To break Argentina's disastrous inflation, President Raul Alfonsin is imposing a drastic remedy. He is running high risks and showing great courage. Whether he wins will depend on the reaction of Argentina's 29 million people over the coming months.

The inflation rate, currently running about 1500 percent a year, is the most immediately dangerous of the burdens that Mr. Alfonsin inherited from the incompetent junta that preceded him. At first he thought that conventional restraint, and appeals to the public, would be enough to control it. But the inflation has lately been accelerating, and Mr. Alfonsin has come to see that a failure to master it will end in a collapse not only of the economy but of Argentina's newly established democractic government as well. To wring out inflation by the usual method of keeping money tight -- the method that the United States has used over the past six years -- would require in Argentina a recession of intolerable length and severity. Mr. Alfonsin has chosen a more radical alternative.

The immediate cause of the Argentine inflation is a huge budget deficit. It's been running well over 10 percent of the gross national product; by comparison, the federal budget deficit in this country is around 5 percent of GNP. Mr. Alfonsin has declared that the Argentine deficit will come down to 2.5 percent of GNP in the second half of this year. That will be a greater achievement than balancing the United States budget by Christmas.

Mr. Alfonsin has abolished the peso and introduced a new currency, the austral. The name is a reference to the south, and Argentina's place in the world -- a nicely calculated appeal to national pride. He has pegged its exchange rate to the U.S. dollar and, even more daring, he has set the short-term interest rates for borrowers at 6 percent. Recently they have been running as high as 40 percent a month.

That's shock treatment on the grand scale. One precedent that comes to mind is the currency reform in western Germany after World War II. But that was imposed by the Allied military occupation, not -- as in Argentina -- by an elected government. Shock treatment seems to work only when a country is seized by a real sense of crisis. Circumstances in Argentina are not those in Germany in 1948, defeated and suffering widespread destitution.

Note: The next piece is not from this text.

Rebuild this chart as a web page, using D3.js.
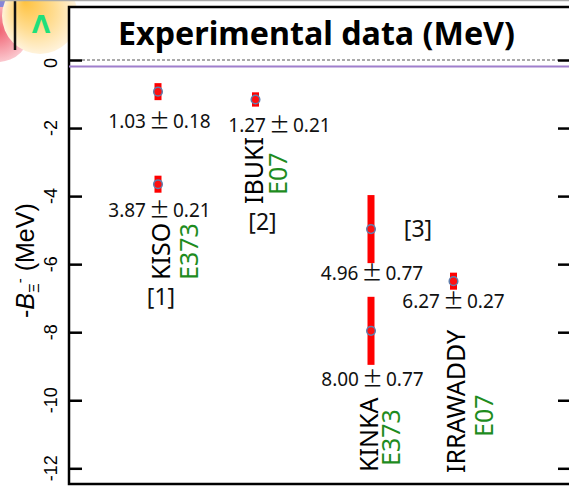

Some people in Argentina will probably fight the new program on grounds that it is unfamiliar and they fear losing money under it. They will be supported and abetted by others with very different reasons of their own to want to see Argentine democracy destroyed. But inflation is debilitating the country, and not only its material standard of living. Shock treatment can succeed, if Mr. Alfonsin succeeds in convincing a majority of Argentina's people that there is more at stake than money.